Our campus visit was very personalized. We were the only people to sign up for the early afternoon info session, so we had a one-on-one discussion with an admissions officer prior to our campus tour. Some highlights: St. O has a structured January term during which students take a class, travel, or do some sort of research during 3 of their 4 years. There is no Greek life. Officially the campus is dry; the reality is that discreet partying happens. As our student guide put it, the advantage is that you don’t need to see the evidence the next morning of beer bottles, Solo cups, and worse, littering the hallways and grounds. A majority of the students pursue music in some form and study abroad. St. O offers a global semester abroad that involves travel to multiple countries, unified by a specific educational theme. It also emphasizes something called the “Great Conversations,” a variety of great books type of tracks, some embedded in the Western tradition, some not. The most ambitious version involves a five-course sequence with a dedicated living/learning community. Scandinavian heritage is very strong and is expressed around the year in various festivals and performing arts events. There is definitely a strong regional slant to the student population, with many students coming from WI, MN, and the Dakotas.
Campus tours are one student guide per family. Our guide was a very sweet, enthusiastic girl from one of the Dakotas. When she learned that my daughter was a dancer, she made sure to show us one of the practice studios. She later introduced her to another student employee in admissions who is also a dancer. We also viewed music rehearsal and practice spaces, the chapel (magnificent and also the site of a Pokestop!), the science building, student union, library, etc. The campus is very beautiful – traditional stone buildings on the outside and modern, clean, Scandinavian interiors with lots of blonde wood trim and abundant natural light. The only slight let down was the sample dorm room which seemed a bit small and drab comparatively. We were told that the food is very good. The campus is also implementing alternative and sustainable energies with the goal of becoming carbon neutral. A large wind turbine provides about 1/3 of the campus’s energy needs. The campus is situated atop a hill with lovely views of the surrounding countryside. At its foot is several hundred wooded acres of reclaimed farmland.

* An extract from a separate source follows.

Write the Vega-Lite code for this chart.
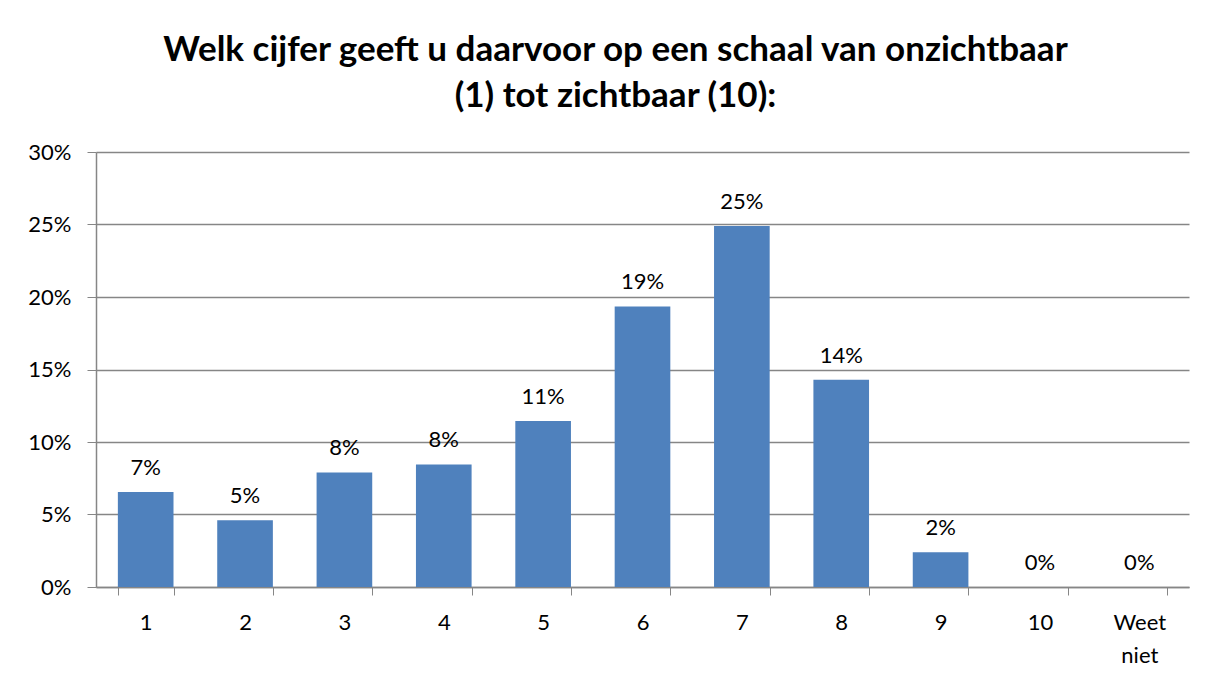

After the tour, my daughter had an interview with a kindly, older gentleman on the admissions staff and it went well. Towards the end, I was brought in and given an opportunity to ask questions.
Conclusions: They really did a nice job of showing their school. The overwhelming impression is that this is a campus full of kind, wholesome, sincerely nice people. However, my daughter felt that it would be important to visit again when classes were in session to get a better sense of the student population and the intellectual tone of the place. While it checks many of her boxes (music, dance, no Greek life, minimal partying) the curriculum in the humanities seems a bit conventional to her. She is also not particularly religious and while we know that there are secular-minded students there, are there enough of them? She’s a bit quirky, how would that fly? Is it diverse enough? How liberal is the student body? An atheist acquaintance attends St. O; they will talk soon. Right now, it’s a maybe.
Final verdict: Of the six campuses we toured, she almost certainly will apply to three (Oberlin, Mac, WUSTL, ranked in order of preference). A pretty good rate of return out of six campus visited! Also from a parent-child bonding perspective, we made some great memories and got to explore an area of the country that was largely new to us. While we were tired by the end, it was fun too!